リスティング広告業界にも参院選特需の風が吹く?ただし既存の広告主にはマイナスの影響もあるよ。

ネット選挙解禁か?

自民党の安倍晋三総裁は21日、都内で新経済連盟の三木谷浩史代表理事(楽天会長兼社長)らとの会合後、記者団に対しインターネットを利用した選挙活動を「次の選挙までに解禁すべきだ」と述べた。“次期首相”の発言で、早ければ来夏の参院選でネット選挙が実現する可能性が高まった。実現すれば若者を中心に投票率の向上が見込めるほか、各党の選挙広告費がIT関連企業に流入し、業界の追い風にもなりそうだ。

<中略>

総務省内でも「ネット禁止は時代遅れ」(幹部)との声が強まっているほか、IT業界では解禁後、選挙関連サイトのクリック数や広告収入の増加をあてこむ動きもある。

国政選挙という名の戦場においても、サイバー戦が本格的に展開される様相を呈してきました。そして、選挙広告費の流入先としてリスティング広告も対象となることは、まず間違いないでしょう。

ちなみに、選挙関連の広告掲載ガイドラインは以前から存在します。

Yahoo!リスティング広告の「広告掲載ガイドライン」より関連項目を抜粋

第 7 章 その他、個別の掲載基準があるもの

2. 選挙【第9 章13.関連】
選挙管理委員会等による選挙開催の告知に関する広告は掲載可能とします。

3. 政党【第9 章14.関連】
(1) 広告出稿元が、政治団体設立の届出が完了しており、政党助成法に定義さ
れた政党、その他政治団体、またはそれらに準じる団体であること
(2) 政党または政治団体の政策や通常の政治活動宣伝などの広告であること
(3) 選挙や投票の呼びかけが含まれていないこと
(4) クリエイティブに政党または政治団体名が表示されていること
(5) 合理的な根拠なく一方的に主張を展開したり、他を攻撃したりしていないこと
(6) 選挙活動に該当しないこと

6. 募金、寄付金の募集
(1) 目的、活動内容、募金・寄付金の使途が明瞭であること
(2) 活動に公共性があること
(3) 収支報告の公開方法と時期が確認でき、過去の収支実績が確認できること

第 9 章 広告表現規制

13. 選挙【第7 章2.関連】
選挙運動に関わる表現は掲載できません。

14. 政党【第7 章3.関連】
クリエイティブ内に政党または政治団体名の表示が必要です。
なお、選挙や投票の呼びかけ等の表現は掲載できません。

現在のところ、選挙関連のリスティング広告掲載は一切禁止!というのがヤフーの公式見解。その点についてはグーグルも同じですね。

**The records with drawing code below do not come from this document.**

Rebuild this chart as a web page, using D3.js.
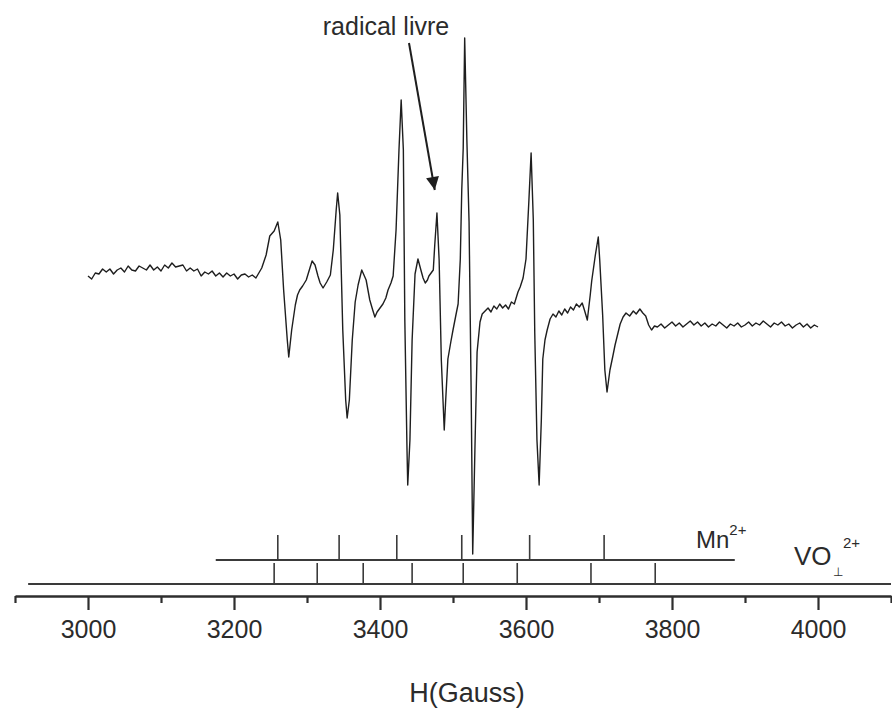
<!DOCTYPE html>
<html>
<head>
<meta charset="utf-8">
<script src="https://cdn.jsdelivr.net/npm/d3@7"></script>
<style>
  body { margin: 0; background: #fff; }
  text { font-family: "Liberation Sans", Arial, sans-serif; fill: #2b2b2b; }
</style>
</head>
<body>
<div id="chart"></div>
<script>
// EPR spectrum, field in Gauss, signal in arbitrary units
const fieldGauss = [
  3000,3005,3010,3015,3020,3025,3030,3035,3040,3045,3050,3055,3060,3065,3070,3075,3080,3085,3090,3095,
  3100,3105,3110,3115,3120,3125,3130,3135,3140,3145,3150,3155,3160,3165,3170,3175,3180,3185,3190,3195,
  3200,3205,3210,3215,3220,3225,3230,
  3238,3244,3249,3255,3260,3264,3268,3273,3275,3279,3284,3287,3290,3294,3299,3304,3307,3311,3315,3318,
  3322,3327,3332,3336,3340,3342,3345,3349,3353,3355,3358,3362,3366,3370,3375,3381,3386,3390,3393,3396,
  3400,3404,3408,3411,3415,3418,3422,3426,3429,3432,3434,3437,3438,3441,3444,3448,3452,3456,3459,3462,
  3465,3467,3470,3473,3475,3478,3481,3484,3488,3490,3493,3497,3500,3504,3507,3510,3512,3514,3516,3519,
  3522,3525,3527,3530,3533,3537,3540,3544,3548,3552,3556,3560,3564,3568,3572,3576,3580,3584,3589,3592,
  3596,3600,3604,3607,3610,3612,3615,3618,3621,3623,3626,3629,3633,3637,3641,3645,3649,3653,3657,3661,
  3665,3669,3673,3677,3680,3684,3688,3690,3695,3699,3701,3705,3708,3711,3715,3719,3722,3726,3729,3733,
  3737,3742,3747,3751,3756,3760,3764,3768,3772,3776,
  3780,3785,3790,3795,3800,3805,3810,3815,3820,3825,3830,3835,3840,3845,3850,3855,3860,3865,3870,3875,
  3880,3885,3890,3895,3900,3905,3910,3915,3920,3925,3930,3935,3940,3945,3950,3955,3960,3965,3970,3975,
  3980,3985,3990,3995,4000
];
const signal = [
  24,21,27,26,31,28,31,26,30,32,28,34,30,29,34,32,30,35,30,33,
  29,35,32,37,33,34,35,29,32,29,31,24,28,26,29,24,27,23,27,24,
  26,21,25,26,23,25,22,
  32,45,64,69,78,60,10,-40,-57,-30,-5,5,10,14,20,32,39,35,24,17,
  12,18,25,50,90,107,85,-30,-100,-118,-100,-40,-2,15,30,20,0,-10,-17,-12,
  -8,-4,2,10,17,24,70,150,200,150,-20,-150,-185,-140,-40,26,41,30,22,17,
  20,24,27,30,55,87,40,-60,-130,-100,-59,-42,-30,-15,-4,41,110,152,262,160,
  78,-100,-254,-150,-52,-22,-14,-11,-8,-12,-6,-9,-4,-8,-5,-9,-2,-4,8,13,
  22,41,100,147,80,-33,-140,-185,-120,-59,-40,-30,-19,-14,-17,-11,-15,-9,-13,-7,
  -10,-4,-7,-3,-10,-20,5,19,45,63,40,-15,-70,-92,-70,-56,-45,-33,-24,-17,
  -13,-16,-11,-14,-9,-13,-16,-25,-30,-26,
  -27,-24,-28,-25,-22,-26,-23,-27,-24,-21,-25,-22,-26,-23,-27,-24,-26,-22,-25,-28,
  -24,-26,-23,-27,-25,-22,-26,-23,-25,-21,-24,-27,-23,-25,-22,-26,-24,-28,-25,-23,
  -27,-24,-28,-25,-27
];

// stick diagrams
const mnLines = [3260, 3344, 3423, 3512, 3605, 3707];
const mnRange = [3175, 3886];
const voLines = [3255, 3314, 3377, 3444, 3514, 3588, 3689, 3777];
const voRange = [2918, 4100];

const majorTicks = [3000, 3200, 3400, 3600, 3800, 4000];
const minorTicks = [2900, 3100, 3300, 3500, 3700, 3900, 4100];

const width = 892, height = 708;
const axisY = 596;

const svg = d3.select("#chart")
  .append("svg")
  .attr("width", width)
  .attr("height", height);

const x = d3.scaleLinear().domain([2900, 4100]).range([15, 891]);
const y = d3.scaleLinear().domain([-300, 300]).range([600, 0]);

// spectrum
const pts = fieldGauss.map((g, i) => [g, signal[i]]);
svg.append("path")
  .datum(pts)
  .attr("fill", "none")
  .attr("stroke", "#1e1e1e")
  .attr("stroke-width", 1.4)
  .attr("stroke-linejoin", "round")
  .attr("d", d3.line().x(d => x(d[0])).y(d => y(d[1])));

// Mn2+ sticks
const mnY = 560, voY = 584;
svg.append("line")
  .attr("x1", x(mnRange[0])).attr("x2", x(mnRange[1]))
  .attr("y1", mnY).attr("y2", mnY)
  .attr("stroke", "#3a3a3a").attr("stroke-width", 2);
svg.selectAll(".mn")
  .data(mnLines)
  .enter()
  .append("line")
    .attr("class", "mn")
    .attr("x1", d => x(d)).attr("x2", d => x(d))
    .attr("y1", mnY).attr("y2", mnY - 25)
    .attr("stroke", "#3a3a3a").attr("stroke-width", 1.6);

// VO2+ sticks
svg.append("line")
  .attr("x1", x(voRange[0])).attr("x2", x(voRange[1]))
  .attr("y1", voY).attr("y2", voY)
  .attr("stroke", "#3a3a3a").attr("stroke-width", 2);
svg.selectAll(".vo")
  .data(voLines)
  .enter()
  .append("line")
    .attr("class", "vo")
    .attr("x1", d => x(d)).attr("x2", d => x(d))
    .attr("y1", voY).attr("y2", voY - 21)
    .attr("stroke", "#3a3a3a").attr("stroke-width", 1.6);

// x axis: major ticks with labels
const gMajor = svg.append("g")
  .attr("transform", `translate(0,${axisY})`)
  .call(d3.axisBottom(x)
    .tickValues(majorTicks)
    .tickFormat(d3.format("d"))
    .tickSize(14)
    .tickSizeOuter(0)
    .tickPadding(10));
gMajor.select(".domain").attr("stroke", "#2e2e2e").attr("stroke-width", 2.4);
gMajor.selectAll(".tick line").attr("stroke", "#2e2e2e").attr("stroke-width", 2.2);
gMajor.selectAll(".tick text")
  .attr("font-size", "25px")
  .attr("font-family", "Liberation Sans, Arial, sans-serif")
  .attr("fill", "#2b2b2b");

// minor ticks
const gMinor = svg.append("g")
  .attr("transform", `translate(0,${axisY})`)
  .call(d3.axisBottom(x)
    .tickValues(minorTicks)
    .tickFormat("")
    .tickSize(7)
    .tickSizeOuter(0));
gMinor.select(".domain").remove();
gMinor.selectAll(".tick line").attr("stroke", "#2e2e2e").attr("stroke-width", 2.2);

// axis title
svg.append("text")
  .attr("x", 467).attr("y", 702)
  .attr("text-anchor", "middle")
  .attr("font-size", "27px")
  .text("H(Gauss)");

// labels for stick diagrams
const mnLabel = svg.append("text")
  .attr("x", 696).attr("y", 548)
  .attr("font-size", "24px");
mnLabel.append("tspan").text("Mn");
mnLabel.append("tspan").attr("dy", -13).attr("font-size", "15px").text("2+");

svg.append("text")
  .attr("x", 794).attr("y", 565)
  .attr("font-size", "26px")
  .text("VO");
svg.append("text")
  .attr("x", 838).attr("y", 576)
  .attr("text-anchor", "middle")
  .attr("font-size", "12px")
  .attr("fill", "#777")
  .text("⊥");
svg.append("text")
  .attr("x", 843).attr("y", 548)
  .attr("font-size", "15px")
  .text("2+");

// annotation
svg.append("text")
  .attr("x", 386).attr("y", 35)
  .attr("text-anchor", "middle")
  .attr("font-size", "25px")
  .text("radical livre");

svg.append("defs").append("marker")
  .attr("id", "head")
  .attr("viewBox", "0 0 10 10")
  .attr("refX", 10).attr("refY", 5)
  .attr("markerWidth", 8).attr("markerHeight", 6.5)
  .attr("markerUnits", "strokeWidth")
  .attr("orient", "auto")
  .append("path")
    .attr("d", "M0,0 L10,5 L0,10 z")
    .attr("fill", "#1e1e1e");

svg.append("line")
  .attr("x1", 409).attr("y1", 43)
  .attr("x2", x(3475)).attr("y2", 190)
  .attr("stroke", "#1e1e1e")
  .attr("stroke-width", 2)
  .attr("marker-end", "url(#head)");
</script>
</body>
</html>
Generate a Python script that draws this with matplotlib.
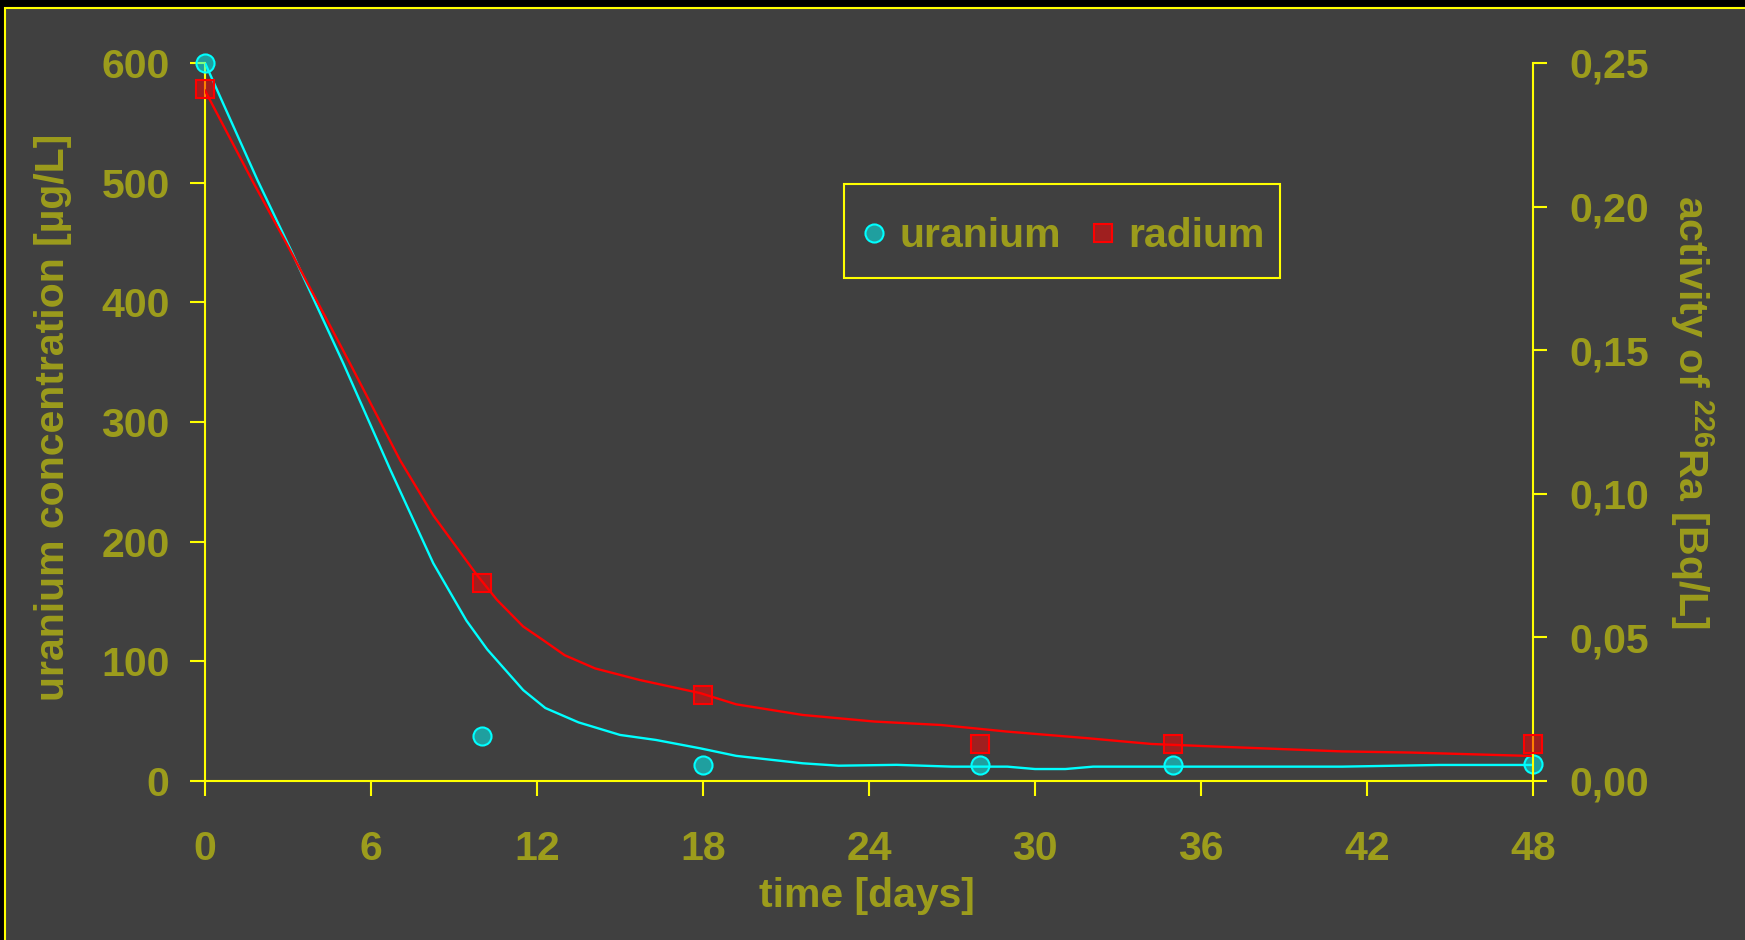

日本をターゲットとして選挙運動に関係するサイトを宣伝することは許可されません。

このあたりのガイドラインについては、遅かれ早かれ何らかの改正がなされるものと思われます。

なお、潤沢な選挙マネーがリスティング広告に投入されれば、ヤフーもグーグルも代理店もウハウハで皆さんWinWinなわけですが、勝者あれば敗者あり、光あれば影ありは世の常道。既存の広告主が被ることになるであろう無視できないマイナスインパクトについても言及しておきますね。

入札キーワードとしては、「参院選」や「政策」といった選挙バリバリな語句だけでなく、各党の掲げる具体的な政策に関連した各種キーワードも当然含まれてくると予想されます。それらのキーワードに関心がある有権者からのアクセスを集め、党の政策をアピールしてゆくわけですね。

そういった選挙関連の広告が直接的な競合となるわけではありませんが、関連キーワードに対して膨大な選挙広告費が投下された場合、既存の広告主の立場からすれば、「広告掲載順位の下落」や「CPCの悪化」といった不利益を受ける可能性が否定できません。

リスティング広告の運用担当者としては、別な意味で各党の政策を注視する必要性が出てくるかもしれませんね。